Bitcoins are stored in wallets. Wallets are collections of public and corresponding private keys where the public key is represented by the bitcoin address. If your bitcoins are not in a bitcoin address that you directly control, they are not under your control.

Example: You bought bitcoins on Mt. Gox, Bitstamp, Coinbase or any other exchange and you have not withdrawn them from the exchange. In that case you do not have full control over your bitcoins. If the exchange gets hacked or as it happened with some smaller exchanges where the owner claims the exchange got hacked: Your bitcoins are gone for good. The same applies for online wallets: Instawallet and got hacked and a lot of coins got stolen.

Solution: Withdraw your coins from exchanges and only keep coins there that you want to sell in the immediate future. Don’t use online wallets for more than pocket change (below ~$100). Same applies to wallets on smartphones. Also be sure to enable the password function to encrypt your wallet and use a strong password that you will NOT forget! You can write down hints in safe places if you think you might forget your wallet password. Let me repeat: make sure you don’t lose the password. Just recently someone lost 90% of his bitcoins because he generated a very strong password and by technical/user error the password was not saved in the password management application. The bitcoins were lost forever! Test that everything works before setting a password. Save the password first and make sure it is there. If you use a password management application you need to do backups of these files too of course.

  • Make regular backups of your bitcoin wallet!

This should go without saying that backups are a must when handling important data. Especially when data = money! A good backup strategy is your safety net against a loss of your bitcoin wallet by hard drive failures or natural disasters like flood & fire.

If your hard drive dies or your computer is lost/stolen and you don’t have a backup your bitcoins are gone.

You can check with the developer/website of your wallet software which files to backup. A good strategy is the 3-2-1 strategy: 3 Backups on 2 different media (e. g. external Hard Drive and USB stick) and 1 of these offsite, like at a friends house.

Tip: Use a “hierarchical deterministic wallet” (HD/BIP32) so you only have to perform a single one-time backup which consists of 12 or 24 human readable words that you can write down and keep in a safe place. No regular backups needed!

Two examples for hierarchical deterministic wallets are Electrum or the hardware wallet Trezor.

These are the basics. By following these rules more than 50% of all bitcoin losses and thefts can be prevented. The rest revolves around the security of your computer and wallet software which we will cover now.

How to store bitcoins safely – Secure wallets

There are several ways to store bitcoins safely, some more elaborate and secure, some less.

For small amounts (below ~$100) you can install a wallet directly on your normal computer. For larger amounts a more secure solution is highly recommended!

Secure storage, chose your option:

The quick guide – the tl;dr version that covers 99% of use cases.
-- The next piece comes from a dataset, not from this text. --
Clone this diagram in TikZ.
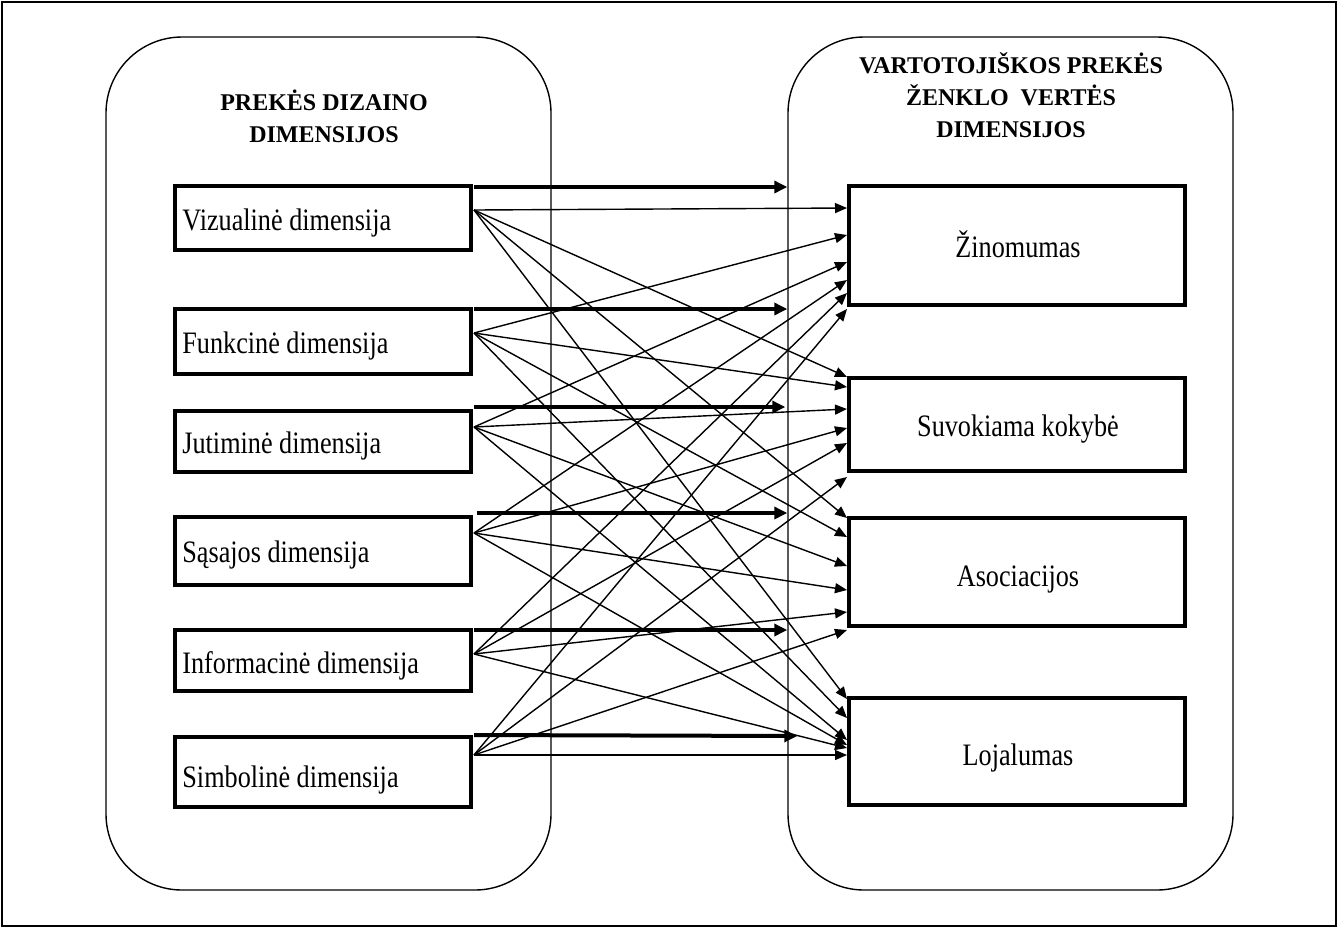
\documentclass[tikz,border=0pt]{standalone}
\usepackage{fontspec}
\setmainfont{Liberation Serif}
\newfontfamily\bodyfont[FakeStretch=0.84]{Liberation Serif}
\usetikzlibrary{arrows.meta,calc}

\begin{document}
\begin{tikzpicture}[x=0.5pt,y=-0.5pt,
  frame/.style={draw,line width=0.7pt},
  panel/.style={draw,line width=0.7pt,rounded corners=38pt,inner sep=0pt,
    minimum width=222.5pt,minimum height=426.5pt},
  dimbox/.style={draw,line width=2.2pt,inner sep=0pt,minimum width=148pt},
  valbox/.style={draw,line width=2.2pt,inner sep=0pt,minimum width=168pt},
  head/.style={font=\fontsize{12}{16}\selectfont\bfseries,align=center,anchor=base,inner sep=0pt},
  lbl/.style={font=\bodyfont\fontsize{15.6}{18}\selectfont,inner sep=0pt},
  link/.style={line width=0.7pt,-{Triangle[length=6pt,width=5pt]}},
  main/.style={line width=2pt,-{Triangle[length=6.5pt,width=6pt]}}
]
\useasboundingbox (0,0) rectangle (1338,928);
\draw[frame] (2,2) rectangle (1336,926);

% the two grouping panels (a multi-line heading sits on its last baseline)
\node[panel] (L) at (328.5,463.5) {};
\node[panel] (R) at (1010.5,463.5) {};
\node[head] (lh) at (324,142) {PREKĖS DIZAINO\\DIMENSIJOS};
\node[head] (rh) at (1011,137) {VARTOTOJIŠKOS PREKĖS\\ŽENKLO\ \ VERTĖS\\DIMENSIJOS};

% design dimensions
\node[dimbox,minimum height=32pt]   (v) at (323,218) {};
\node[dimbox,minimum height=32.5pt] (f) at (323,341.5) {};
\node[dimbox,minimum height=30.5pt] (j) at (323,441.5) {};
\node[dimbox,minimum height=34pt]   (s) at (323,551) {};
\node[dimbox,minimum height=30.5pt] (i) at (323,660.5) {};
\node[dimbox,minimum height=35pt]   (b) at (323,772) {};
\node[lbl,anchor=base west] (vl) at (182,230) {Vizualinė dimensija};
\node[lbl,anchor=base west] (fl) at (182,353) {Funkcinė dimensija};
\node[lbl,anchor=base west] (jl) at (182,453) {Jutiminė dimensija};
\node[lbl,anchor=base west] (sl) at (182,562) {Sąsajos dimensija};
\node[lbl,anchor=base west] (il) at (182,673) {Informacinė dimensija};
\node[lbl,anchor=base west] (bl) at (182,787) {Simbolinė dimensija};

% brand value dimensions
\node[valbox,minimum height=59.5pt] (Z) at (1017,245.5) {};
\node[valbox,minimum height=46.5pt] (Q) at (1017,424.5) {};
\node[valbox,minimum height=54pt]   (A) at (1017,572) {};
\node[valbox,minimum height=53.5pt] (Y) at (1017,751.5) {};
\node[lbl,anchor=base] (Zl) at (1018,257) {Žinomumas};
\node[lbl,anchor=base] (Ql) at (1018,436) {Suvokiama kokybė};
\node[lbl,anchor=base] (Al) at (1018,586) {Asociacijos};
\node[lbl,anchor=base] (Yl) at (1018,765) {Lojalumas};

% ports on the design boxes
\coordinate (vo) at (474,210);
\coordinate (fo) at (474,333);
\coordinate (jo) at (474,427);
\coordinate (so) at (474,533);
\coordinate (io) at (474,654);
\coordinate (bo) at (474,755);
\coordinate (vt) at (474,187);
\coordinate (ft) at (474,309);
\coordinate (jt) at (474,407);
\coordinate (st) at (477,513);
\coordinate (it) at (474,630);
\coordinate (bt) at (474,735);

% ports on the value boxes
\foreach \n/\y in {Z1/208,Z2/235,Z3/262,Z4/280,Z5/293,Z6/309,
                   Q1/377,Q2/387,Q3/409,Q4/428,Q5/443,Q6/477,
                   A1/518,A2/537,A3/566,A4/590,A5/612,A6/630,
                   Y1/699,Y2/718,Y3/740,Y4/745,Y5/748,Y6/755}
  \coordinate (\n) at (847,\y);

% every design dimension feeds every value dimension
\foreach \t in {Z,Q,A,Y}{
  \draw[link] (vo) -- (\t1);
  \draw[link] (fo) -- (\t2);
  \draw[link] (jo) -- (\t3);
  \draw[link] (so) -- (\t4);
  \draw[link] (io) -- (\t5);
  \draw[link] (bo) -- (\t6);
}

% bold arrows into the value panel
\draw[main] (vt) -- (vt -| R.west);
\draw[main] (ft) -- (ft -| R.west);
\draw[main] (jt) -- ($(jt -| R.west)+(-2,0)$);
\draw[main] (st) -- (st -| R.west);
\draw[main] (it) -- (it -| R.west);
\draw[main] (bt) -- ($(bt -| R.west)+(10,1)$);
\end{tikzpicture}
\end{document}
Convenience & High Security!

Ease of use: An extra PC for secure online storage

Ease of use & high security: Trezor Bitcoin Hardware Wallet – my favorite storage solution!

Ledger Hardware Wallet – cheap & secure – my 2nd favorite solution!

Professional offline solution: Bitcoin Armory Wallet

High security & long term: Paper Wallet storage

And the future of secure wallets?

All this caring about security sounds like a lot of headache.  Hardware wallets like the Trezor make it easy for the average user to keep their coins secure. Once these hardware wallets are a bit more affordable they might become be the standard solution to store bitcoins without having to worry about computer security.